En 2018, dans L’intelligence artificielle ou l’enjeu du siècle (L’échappée), il questionnait déjà les dimensions les plus complexes de l’intelligence artificielle et de ses « prospectives parfois délirantes ».

Éric Sadin poursuit sa réflexion dans un nouvel essai: L’individu tyran, la fin d’un monde commun (Grasset). Il dresse le portrait, saisissant et juste, d’une époque dominée par l’individu. La principale conséquence de cette « tyrannie » est l’impossibilité d’un monde commun, nié au profit d’individus toujours plus centrés sur eux-mêmes et repliés sur leur sphère privée. Cette évolution s’accompagne d’une illusion quant au pouvoir conféré par les nouveaux outils numériques. Pour lui, Facebook, Twitter, Instagram sont bien plus que des gadgets du quotidien. L’abondance de leurs sollicitations enchaîne le quotidien. Ils contraignent l’individu à une « valorisation permanente de soi », véritable névrose de l’époque.

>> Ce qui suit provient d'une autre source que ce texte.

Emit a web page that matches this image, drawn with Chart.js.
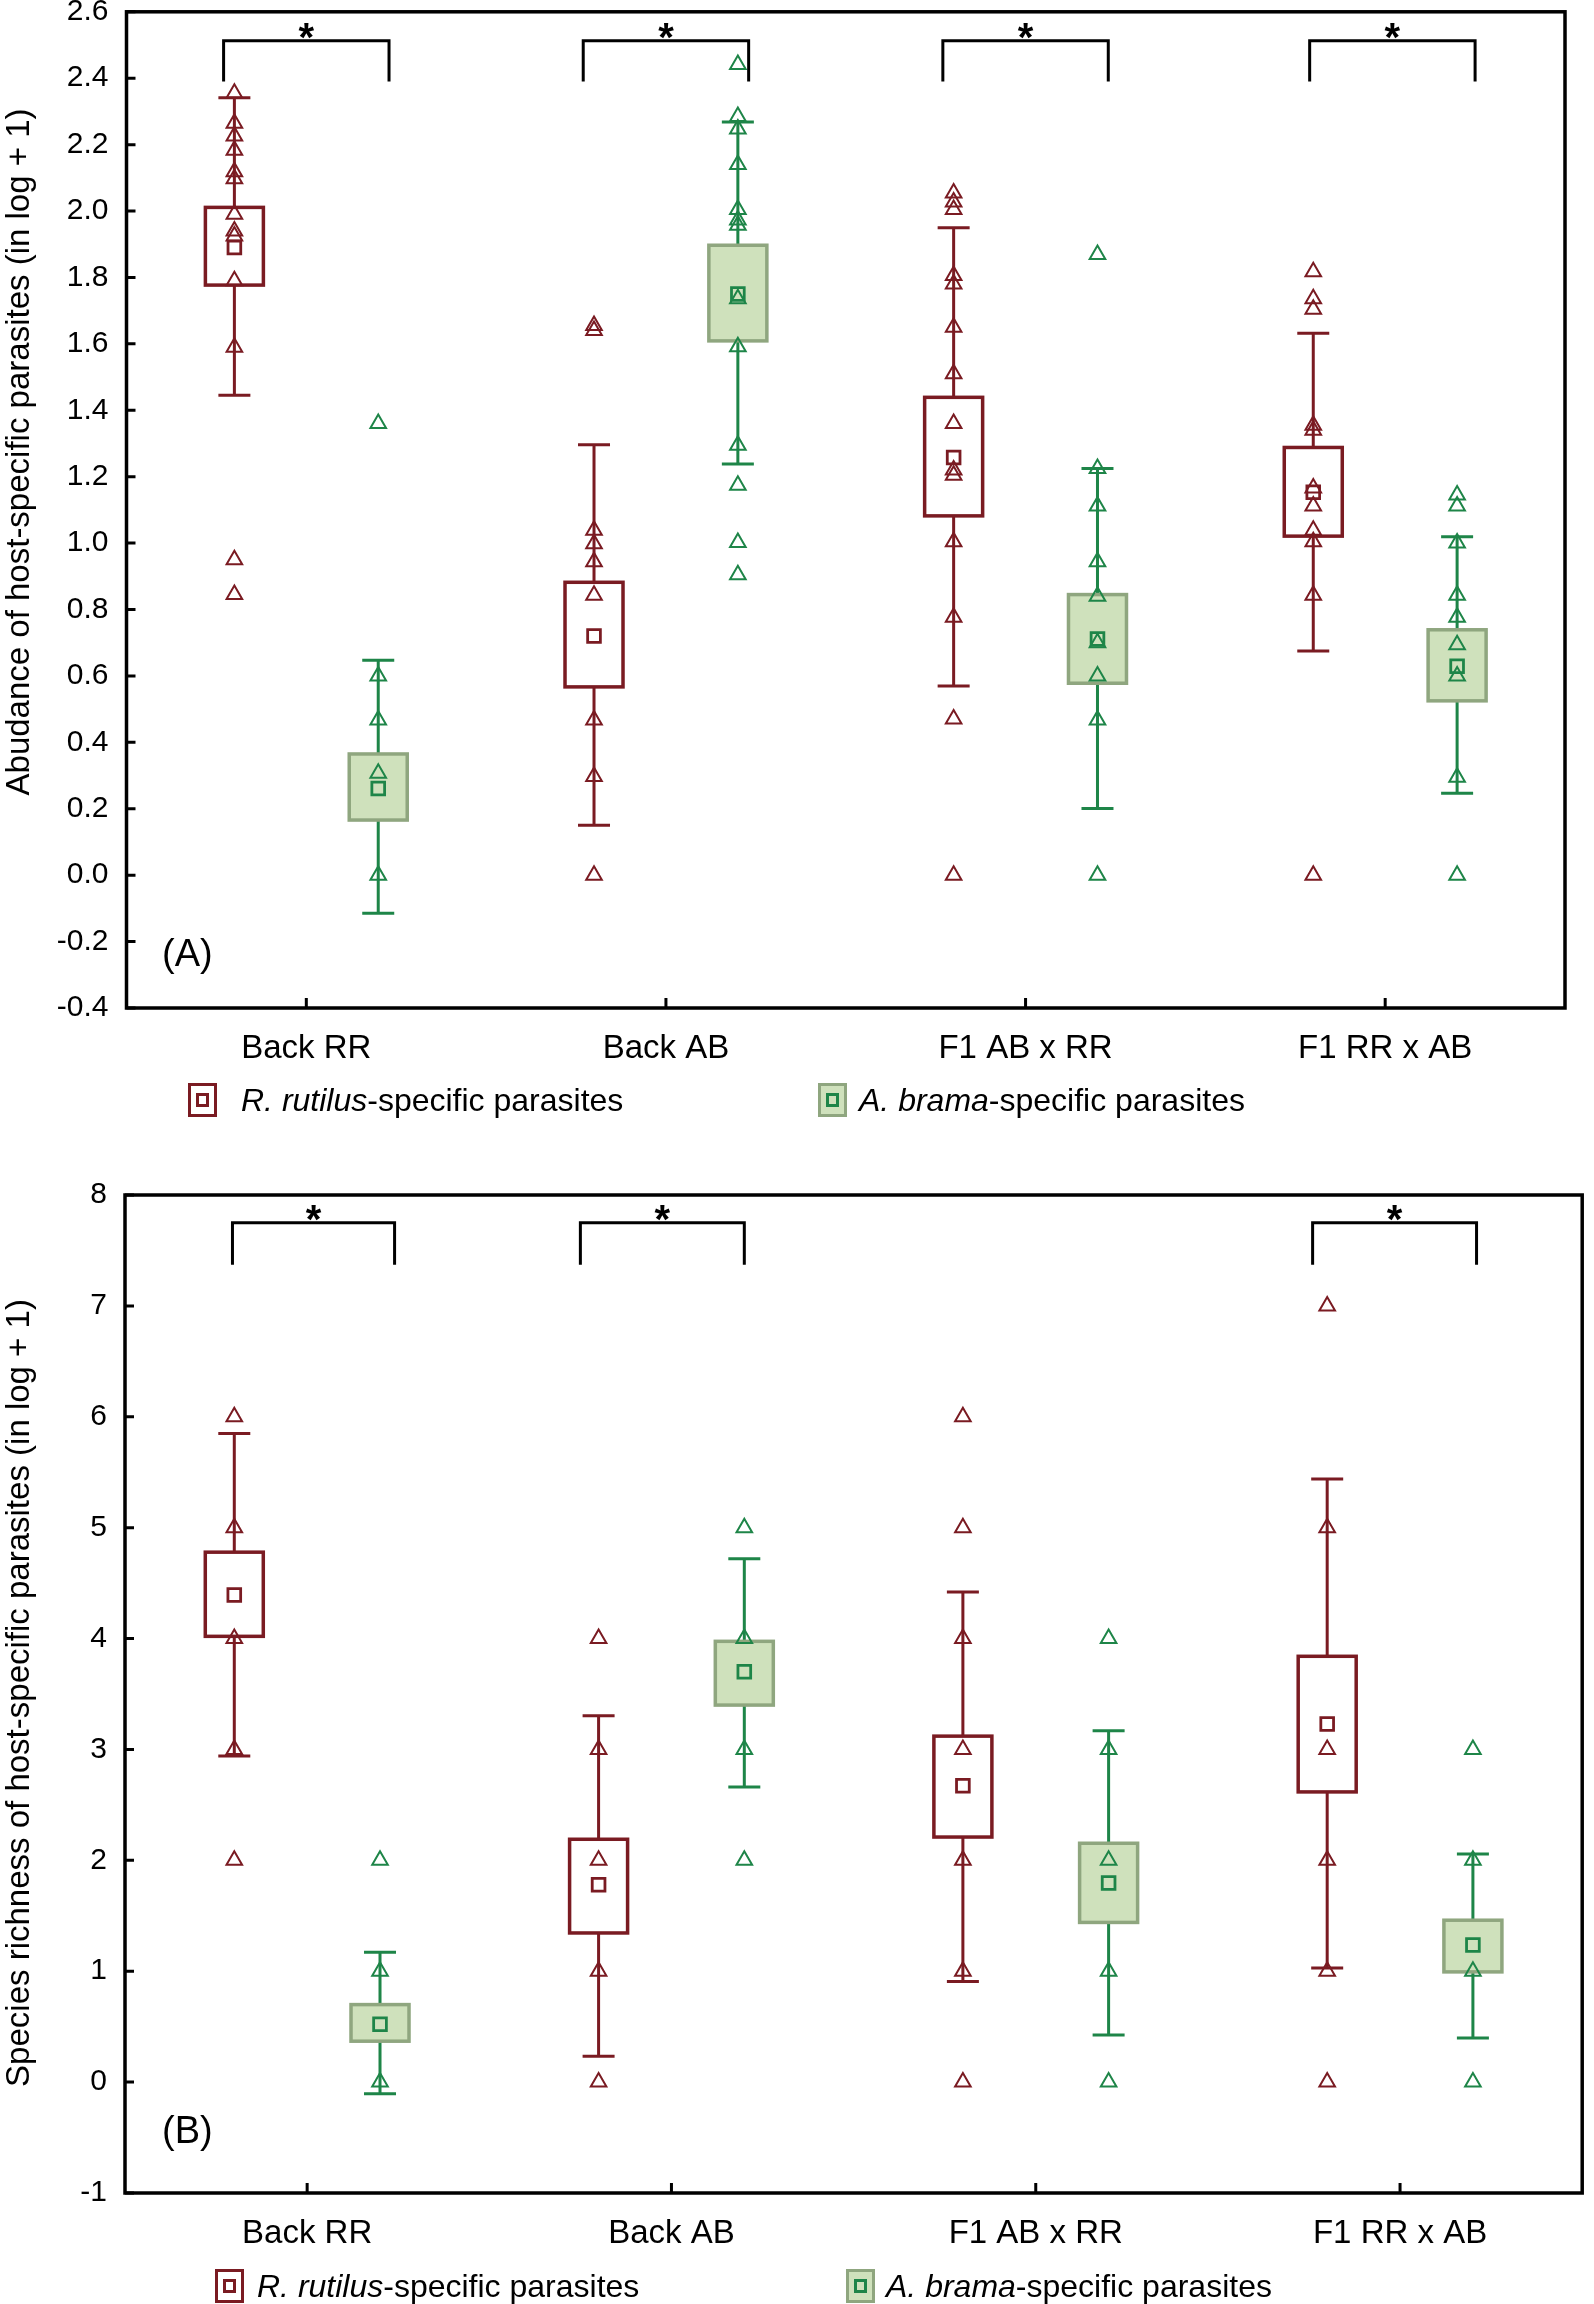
<!DOCTYPE html>
<html lang="en">
<head>
  <meta charset="UTF-8" />
  <title>Host-specific parasites in roach, bream and hybrids</title>
  <script src="https://cdn.jsdelivr.net/npm/chart.js"></script>
  <style>
    body {
      margin: 0;
      background: #fff;
      font-family: 'Liberation Sans', Arial, sans-serif;
    }
    .page {
      position: relative;
      width: 1594px;
      height: 2304px;
      overflow: hidden;
    }
    canvas {
      position: absolute;
      left: 0;
    }
    #chartA { top: 0; }
    #chartB { top: 1150px; }
    .key {
      position: absolute;
      box-sizing: border-box;
      width: 29px;
      height: 34px;
      border: 3px solid;
    }
    .key span {
      position: absolute;
      box-sizing: border-box;
      left: 5px;
      top: 7px;
      width: 13px;
      height: 14px;
      border: 3px solid;
    }
    .key.rut { border-color: #7a1b22; background: #fff; }
    .key.rut span { border-color: #7a1b22; }
    .key.bra { border-color: #8fa67f; background: #cfe1bc; }
    .key.bra span { border-color: #1e8548; }
    .legtext {
      position: absolute;
      height: 40px;
      line-height: 40px;
      font-size: 32px;
      color: #000;
      white-space: nowrap;
    }
  </style>
</head>
<body>
<div class="page">
  <canvas id="chartA" width="1594" height="1150"></canvas>
  <canvas id="chartB" width="1594" height="1154"></canvas>

  <div class="key rut" style="left:188px; top:1083px;"><span></span></div>
  <div class="legtext" style="left:241px; top:1080px;"><i>R. rutilus</i>-specific parasites</div>
  <div class="key bra" style="left:818px; top:1083px;"><span></span></div>
  <div class="legtext" style="left:859px; top:1080px;"><i>A. brama</i>-specific parasites</div>

  <div class="key rut" style="left:215px; top:2269px;"><span></span></div>
  <div class="legtext" style="left:257px; top:2266px;"><i>R. rutilus</i>-specific parasites</div>
  <div class="key bra" style="left:846px; top:2269px;"><span></span></div>
  <div class="legtext" style="left:886px; top:2266px;"><i>A. brama</i>-specific parasites</div>
</div>

<script>
  const categories = ['Back RR', 'Back AB', 'F1 AB x RR', 'F1 RR x AB'];

  // (A) abundance, R. rutilus-specific
  const abunRutMean = [1.89, 0.72, 1.258, 1.153];
  const abunRutBoxLow = [1.777, 0.567, 1.082, 1.021];
  const abunRutBoxHigh = [2.011, 0.882, 1.439, 1.288];
  const abunRutWhiskLow = [1.445, 0.15, 0.57, 0.675];
  const abunRutWhiskHigh = [2.341, 1.296, 1.95, 1.632];
  const abunRutPoints = [
    [2.355, 2.264, 2.226, 2.183, 2.118, 2.097, 1.99, 1.94, 1.925, 1.79, 1.59, 0.95, 0.845],
    [1.655, 1.64, 1.039, 0.998, 0.944, 0.843, 0.467, 0.297, 0.0],
    [2.054, 2.027, 2.005, 1.806, 1.78, 1.65, 1.51, 1.36, 1.22, 1.204, 1.004, 0.777, 0.47, 0.0],
    [1.817, 1.736, 1.704, 1.355, 1.34, 1.166, 1.112, 1.039, 1.004, 0.843, 0.0]
  ];

  // (A) abundance, A. brama-specific
  const abunBraMean = [0.261, 1.75, 0.711, 0.629];
  const abunBraBoxLow = [0.166, 1.609, 0.578, 0.525];
  const abunBraBoxHigh = [0.365, 1.897, 0.845, 0.739];
  const abunBraWhiskLow = [-0.115, 1.238, 0.201, 0.247];
  const abunBraWhiskHigh = [0.647, 2.268, 1.225, 1.019];
  const abunBraPoints = [
    [1.36, 0.60, 0.467, 0.307, 0.0],
    [2.441, 2.285, 2.247, 2.14, 2.005, 1.973, 1.957, 1.736, 1.591, 1.295, 1.174, 1.002, 0.905],
    [1.869, 1.225, 1.112, 0.944, 0.84, 0.70, 0.60, 0.467, 0.0],
    [1.145, 1.112, 1.0, 0.843, 0.777, 0.694, 0.60, 0.295, 0.0]
  ];
  const abunSignificant = ['Back RR', 'Back AB', 'F1 AB x RR', 'F1 RR x AB'];

  // (B) species richness, R. rutilus-specific
  const richRutMean = [4.393, 1.78, 2.672, 3.23];
  const richRutBoxLow = [4.02, 1.345, 2.21, 2.617];
  const richRutBoxHigh = [4.779, 2.19, 3.12, 3.84];
  const richRutWhiskLow = [2.942, 0.233, 0.907, 1.029];
  const richRutWhiskHigh = [5.85, 3.304, 4.42, 5.438];
  const richRutPoints = [
    [6, 5, 4, 3, 2],
    [4, 3, 2, 1, 0],
    [6, 5, 4, 3, 2, 1, 0],
    [7, 5, 3, 2, 1, 0]
  ];

  // (B) species richness, A. brama-specific
  const richBraMean = [0.522, 3.70, 1.796, 1.237];
  const richBraBoxLow = [0.369, 3.40, 1.44, 0.994];
  const richBraBoxHigh = [0.699, 3.975, 2.154, 1.46];
  const richBraWhiskLow = [-0.106, 2.662, 0.425, 0.397];
  const richBraWhiskHigh = [1.171, 4.72, 3.169, 2.057];
  const richBraPoints = [
    [2, 1, 0],
    [5, 4, 3, 2],
    [4, 3, 2, 1, 0],
    [3, 2, 1, 0]
  ];
  const richSignificant = ['Back RR', 'Back AB', 'F1 RR x AB'];

  const RED = '#7a1b22';
  const GREEN = '#1e8548';
  const GREEN_FILL = '#cfe1bc';
  const GREEN_EDGE = '#8fa67f';
  const FONT = "'Liberation Sans', Arial, sans-serif";

  function pointsData(points, offset) {
    const out = [];
    points.forEach((list, i) => list.forEach(v => out.push({ x: i + 1 + offset, y: v })));
    return out;
  }

  function meanData(means, offset) {
    return means.map((v, i) => ({ x: i + 1 + offset, y: v }));
  }

  function buildChart(id, cfg) {
    const groups = [
      { offset: -0.2, line: RED, fill: '#fff', edge: RED,
        mean: cfg.rut.mean, lo: cfg.rut.boxLow, hi: cfg.rut.boxHigh, wlo: cfg.rut.whiskLow, whi: cfg.rut.whiskHigh },
      { offset: 0.2, line: GREEN, fill: GREEN_FILL, edge: GREEN_EDGE,
        mean: cfg.bra.mean, lo: cfg.bra.boxLow, hi: cfg.bra.boxHigh, wlo: cfg.bra.whiskLow, whi: cfg.bra.whiskHigh }
    ];

    const boxes = {
      id: 'boxes',
      beforeDatasetsDraw(chart) {
        const { ctx, scales: { x, y } } = chart;
        ctx.save();
        groups.forEach(g => {
          g.mean.forEach((m, i) => {
            const px = x.getPixelForValue(i + 1 + g.offset);
            const yLo = y.getPixelForValue(g.wlo[i]);
            const yHi = y.getPixelForValue(g.whi[i]);
            ctx.strokeStyle = g.line;
            ctx.lineWidth = 3;
            ctx.beginPath();
            ctx.moveTo(px, yLo); ctx.lineTo(px, yHi);
            ctx.moveTo(px - 16, yLo); ctx.lineTo(px + 16, yLo);
            ctx.moveTo(px - 16, yHi); ctx.lineTo(px + 16, yHi);
            ctx.stroke();
            const bTop = y.getPixelForValue(g.hi[i]);
            const bBot = y.getPixelForValue(g.lo[i]);
            ctx.fillStyle = g.fill;
            ctx.fillRect(px - 29, bTop, 58, bBot - bTop);
            ctx.strokeStyle = g.edge;
            ctx.lineWidth = 3.5;
            ctx.strokeRect(px - 29, bTop, 58, bBot - bTop);
          });
        });
        ctx.restore();
      }
    };

    const frame = {
      id: 'frame',
      afterDatasetsDraw(chart) {
        const { ctx, chartArea: a, scales: { x, y } } = chart;
        ctx.save();
        ctx.strokeStyle = '#000';
        ctx.lineWidth = 3.5;
        ctx.strokeRect(a.left, a.top, a.right - a.left, a.bottom - a.top);
        ctx.lineWidth = 3;
        ctx.beginPath();
        y.ticks.forEach(t => {
          const py = y.getPixelForValue(t.value);
          ctx.moveTo(a.left, py); ctx.lineTo(a.left + 9, py);
        });
        x.ticks.forEach(t => {
          const px = x.getPixelForValue(t.value);
          ctx.moveTo(px, a.bottom); ctx.lineTo(px, a.bottom - 10);
        });
        ctx.stroke();

        // significance brackets
        ctx.lineWidth = 3;
        ctx.fillStyle = '#000';
        ctx.font = 'bold 40px ' + FONT;
        ctx.textAlign = 'center';
        ctx.textBaseline = 'alphabetic';
        cfg.significant.forEach((name, k) => {
          const c = categories.indexOf(name) + 1;
          const span = cfg.bracketSpan[k];
          const x0 = x.getPixelForValue(c + span[0]);
          const x1 = x.getPixelForValue(c + span[1]);
          const top = y.getPixelForValue(cfg.bracketTop);
          const foot = y.getPixelForValue(cfg.bracketFoot);
          ctx.beginPath();
          ctx.moveTo(x0, foot); ctx.lineTo(x0, top); ctx.lineTo(x1, top); ctx.lineTo(x1, foot);
          ctx.stroke();
          ctx.fillText('*', (x0 + x1) / 2, y.getPixelForValue(cfg.starY) + 24);
        });

        // panel letter
        ctx.font = '38px ' + FONT;
        ctx.textAlign = 'left';
        ctx.textBaseline = 'middle';
        ctx.fillText(cfg.panel, cfg.panelPos[0], cfg.panelPos[1]);

        // y axis title
        ctx.font = '33px ' + FONT;
        ctx.textAlign = 'center';
        ctx.translate(cfg.titlePos[0], cfg.titlePos[1]);
        ctx.rotate(-Math.PI / 2);
        ctx.fillText(cfg.yTitle, 0, 0);
        ctx.restore();
      }
    };

    return new Chart(document.getElementById(id), {
      type: 'scatter',
      data: {
        datasets: [
          { label: 'rutilus mean', data: meanData(cfg.rut.mean, -0.2), order: 1,
            pointStyle: 'rect', pointRadius: 9, borderColor: RED, borderWidth: 2.8, backgroundColor: 'transparent' },
          { label: 'brama mean', data: meanData(cfg.bra.mean, 0.2), order: 1,
            pointStyle: 'rect', pointRadius: 9, borderColor: GREEN, borderWidth: 2.8, backgroundColor: 'transparent' },
          { label: 'rutilus', data: pointsData(cfg.rut.points, -0.2), order: 2,
            pointStyle: 'triangle', pointRadius: 9, borderColor: RED, borderWidth: 2, backgroundColor: 'transparent' },
          { label: 'brama', data: pointsData(cfg.bra.points, 0.2), order: 2,
            pointStyle: 'triangle', pointRadius: 9, borderColor: GREEN, borderWidth: 2, backgroundColor: 'transparent' }
        ]
      },
      options: {
        responsive: false,
        animation: false,
        layout: { padding: cfg.padding },
        plugins: { legend: { display: false }, tooltip: { enabled: false } },
        scales: {
          x: {
            type: 'linear',
            min: 0.5,
            max: 4.5,
            afterBuildTicks: s => { s.ticks = categories.map((c, i) => ({ value: i + 1 })); },
            afterFit: s => { s.height = cfg.xAxisHeight; s.paddingLeft = 0; s.paddingRight = 0; },
            grid: { display: false, drawTicks: false },
            border: { display: false },
            ticks: {
              autoSkip: false,
              maxRotation: 0,
              padding: 21,
              color: '#000',
              font: { family: FONT, size: 33 },
              callback: v => categories[Math.round(v) - 1]
            }
          },
          y: {
            min: cfg.yMin,
            max: cfg.yMax,
            afterFit: s => { s.width = cfg.yAxisWidth; s.paddingTop = 0; s.paddingBottom = 0; },
            grid: { display: false, drawTicks: false },
            border: { display: false },
            ticks: {
              stepSize: cfg.yStep,
              padding: 18,
              color: '#000',
              font: { family: FONT, size: 30 },
              callback: v => v.toFixed(cfg.yDecimals)
            }
          }
        }
      },
      plugins: [boxes, frame]
    });
  }

  buildChart('chartA', {
    rut: { mean: abunRutMean, boxLow: abunRutBoxLow, boxHigh: abunRutBoxHigh,
           whiskLow: abunRutWhiskLow, whiskHigh: abunRutWhiskHigh, points: abunRutPoints },
    bra: { mean: abunBraMean, boxLow: abunBraBoxLow, boxHigh: abunBraBoxHigh,
           whiskLow: abunBraWhiskLow, whiskHigh: abunBraWhiskHigh, points: abunBraPoints },
    significant: abunSignificant,
    bracketSpan: [[-0.23, 0.23], [-0.23, 0.23], [-0.23, 0.23], [-0.21, 0.25]],
    bracketTop: 2.513,
    bracketFoot: 2.39,
    starY: 2.554,
    yMin: -0.4, yMax: 2.6, yStep: 0.2, yDecimals: 1,
    yTitle: 'Abudance of host-specific parasites (in log + 1)',
    titlePos: [20, 452],
    panel: '(A)',
    panelPos: [162, 956],
    padding: { top: 11.5, right: 29, left: 0, bottom: 0 },
    yAxisWidth: 126.5,
    xAxisHeight: 142
  });

  buildChart('chartB', {
    rut: { mean: richRutMean, boxLow: richRutBoxLow, boxHigh: richRutBoxHigh,
           whiskLow: richRutWhiskLow, whiskHigh: richRutWhiskHigh, points: richRutPoints },
    bra: { mean: richBraMean, boxLow: richBraBoxLow, boxHigh: richBraBoxHigh,
           whiskLow: richBraWhiskLow, whiskHigh: richBraWhiskHigh, points: richBraPoints },
    significant: richSignificant,
    bracketSpan: [[-0.205, 0.24], [-0.25, 0.2], [-0.24, 0.21]],
    bracketTop: 7.75,
    bracketFoot: 7.37,
    starY: 7.87,
    yMin: -1, yMax: 8, yStep: 1, yDecimals: 0,
    yTitle: 'Species richness of host-specific parasites (in log + 1)',
    titlePos: [20, 543],
    panel: '(B)',
    panelPos: [162, 983],
    padding: { top: 45, right: 3, left: 0, bottom: 0 },
    yAxisWidth: 125,
    xAxisHeight: 111
  });
</script>
</body>
</html>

Tout d’abord, à travers le flot de leurs algorithmes, ces outils ont décomplexé l’expression violente des opinions. De plus, en faisant miroiter à chacun la possibilité d’être vu et entendu, ils atténuent « la frustration de reconnaissance et le sentiment d’être dépossédé du pouvoir ». C’est pourquoi l’auteur affirme que les utilisateurs sont entrés dans une nouvelle ère, qui leur permet de promouvoir des idées « au point de s’opposer à toute autre loi que la leur ». Éric Sadin scrute ainsi « la récente métamorphose psychique des individus » au travers de leur addiction au numérique. Il saisit aussi le rôle déterminant que ces outils ont sur les consciences mais aussi sur les « mutations sociales ». Ces derniers ont conduit à une affirmation exacerbée de soi, « avec comme arme absolue… le verbe! »

Grâce à une argumentation claire, l’auteur impose une remise en question nécessaire quant à notre participation à ce nouvel esprit du temps.